Hand someone a single rose, and what is the first thing they do? They lift it to their nose, eager to enjoy the fragrance. If that rose is an ordinary cut rose, they are all too often disappointed.

Fragrance, however, is one of the signature features—along with shapely, petal-rich blooms and a range of subtle, sophisticated hues—that distinguish the high-performing garden roses grown at Alexandra Farms, like Beatrice™ (Auslevity), pictured here.

There are good reasons why rose fragrance is so evocative. Did you know that of the five senses, smell is the only one where sensations are transmitted directly to the brain? That the sense of smell is neurologically linked to strong emotions and powerful memories? That rose scents are astonishingly varied and complex, comprising hundreds of aroma compounds and giving rise to a descriptive vocabulary not unlike that employed by wine connoisseurs?

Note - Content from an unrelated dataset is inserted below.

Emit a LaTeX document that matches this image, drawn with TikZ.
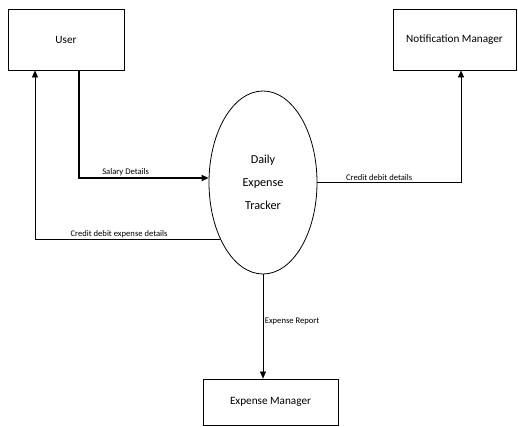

Over the first part of the 20th century, rose breeders concentrated on enhancing qualities important to growers, like repeat flowering and disease resistance. Often, the trade off for those improvements was the loss of fragrance.

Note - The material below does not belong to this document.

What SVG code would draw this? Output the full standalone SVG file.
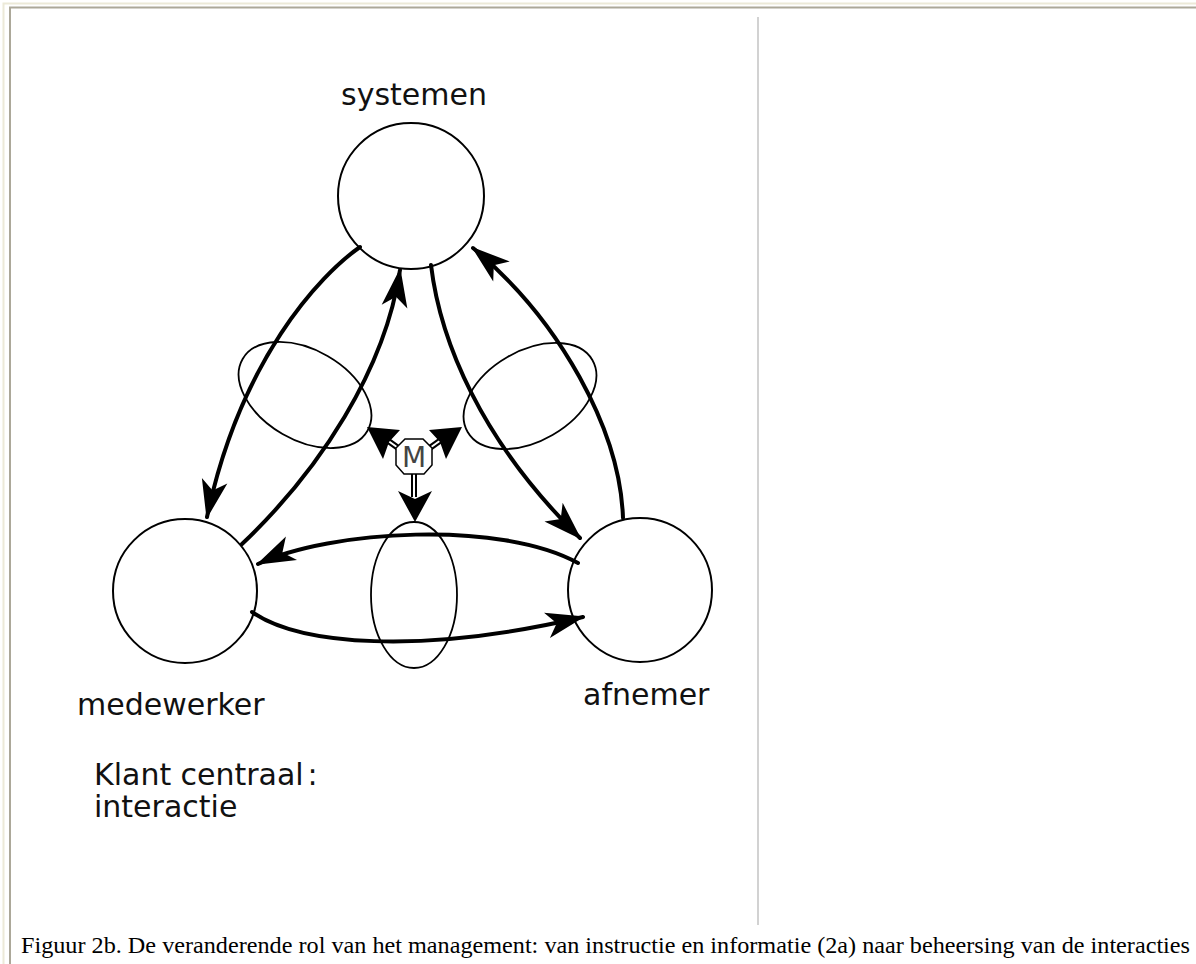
<svg xmlns="http://www.w3.org/2000/svg" width="1196" height="964" viewBox="0 0 1196 964">
  <style>
    .node { fill: none; stroke: #000; stroke-width: 2; }
    .ell { fill: none; stroke: #000; stroke-width: 1.8; }
    .conn { fill: none; stroke: #000; stroke-width: 4; stroke-linecap: round; marker-end: url(#ah); }
    .lbl { font-family: "DejaVu Sans", "Liberation Sans", sans-serif; font-size: 30px; fill: #111; }
    .cap { font-family: "Liberation Serif", "Times New Roman", serif; font-size: 24px; fill: #000; }
    .shaftO { fill: none; stroke: #000; stroke-width: 6; }
    .shaftI { fill: none; stroke: #fff; stroke-width: 2; }
  </style>
  <defs>
    <marker id="ah" markerUnits="userSpaceOnUse" markerWidth="46" markerHeight="32" viewBox="-42 -16 46 32" refX="0" refY="0" orient="auto" overflow="visible">
      <path d="M2,0 L-37,-13 L-27,0 L-37,13 Z" fill="#000"/>
    </marker>
  </defs>

  <rect x="0" y="0" width="1196" height="964" fill="#fff"/>

  <g id="frame">
    <path d="M3.5,964 V3.5 H1196" fill="none" stroke="#ece9d8" stroke-width="2"/>
    <path d="M10,964 V7.5 H1196" fill="none" stroke="#aca899" stroke-width="2"/>
    <line x1="758" y1="17" x2="758" y2="925" stroke="#d2d2d2" stroke-width="2"/>
  </g>

  <g id="ellipses">
    <ellipse class="ell" cx="305" cy="395" rx="72" ry="45" transform="rotate(30 305 395)"/>
    <ellipse class="ell" cx="530" cy="396" rx="72" ry="45" transform="rotate(-30 530 396)"/>
    <ellipse class="ell" cx="414" cy="595" rx="43" ry="73"/>
  </g>

  <g id="systemen">
    <circle class="node" cx="411" cy="196" r="73"/>
    <text class="lbl" x="341" y="105">systemen</text>
  </g>
  <g id="medewerker">
    <circle class="node" cx="185" cy="591" r="72"/>
    <text class="lbl" x="77" y="715">medewerker</text>
  </g>
  <g id="afnemer">
    <circle class="node" cx="640" cy="590" r="72"/>
    <text class="lbl" x="583" y="705">afnemer</text>
  </g>

  <g id="connectors">
    <path class="conn" d="M360,247 C320,275 240,360 207,517"/>
    <path class="conn" d="M242,544 C320,470 385,370 400,270"/>
    <path class="conn" d="M431,265 C440,340 480,440 580,538"/>
    <path class="conn" d="M623,518 C620,430 560,320 473,248"/>
    <path class="conn" d="M578,563 C500,520 330,530 258,564"/>
    <path class="conn" d="M252,612 C300,645 420,655 583,617"/>
  </g>

  <g id="management">
    <path class="shaftO" d="M401,450 L387,440"/>
    <path class="shaftI" d="M401,450 L387,440"/>
    <path class="shaftO" d="M427,450 L441,440"/>
    <path class="shaftI" d="M427,450 L441,440"/>
    <path class="shaftO" d="M414,472 L414,497"/>
    <path class="shaftI" d="M414,472 L414,497"/>
    <polygon points="367,427 400,430 389,442 383,459" fill="#000"/>
    <polygon points="462,427 429,430 440,442 446,459" fill="#000"/>
    <polygon points="415,522 398,491 415,499 432,491" fill="#000"/>
    <polygon points="405,439 423,439 432,448 432,465 424,474 404,474 396,465 396,448" fill="#fff" stroke="#000" stroke-width="1.5"/>
    <text x="414" y="467" text-anchor="middle" font-family="DejaVu Sans, sans-serif" font-size="28" fill="#444">M</text>
  </g>

  <g id="title">
    <text class="lbl"><tspan x="94" y="785">Klant</tspan><tspan x="180.5" y="785">centraal</tspan><tspan x="307.5" y="785">:</tspan></text>
    <text class="lbl" x="94" y="817">interactie</text>
  </g>

  <text class="cap" x="21" y="953" textLength="1169" lengthAdjust="spacingAndGlyphs">Figuur 2b. De veranderende rol van het management: van instructie en informatie (2a) naar beheersing van de interacties</text>
</svg>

People used to think those trade offs were unavoidable—that fragrant roses were inevitably shorter-lived. And it’s true that in nature, rose fragrance grows stronger as the flower matures. Roses produce fragrance as part of their natural life cycle, releasing it only when the rose is ready to attract pollinators. That’s why garden roses from Alexandra Farms typically become more fragrant as they open wide.

But today, thanks to careful selection and advanced technology—along with best practices and meticulous expertise on the part of the grower—fragrant cut roses of the garden type can be enjoyed for ten days or longer in the vase. Likewise, when properly conditioned these roses hold up beautifully in hand-tied bouquets.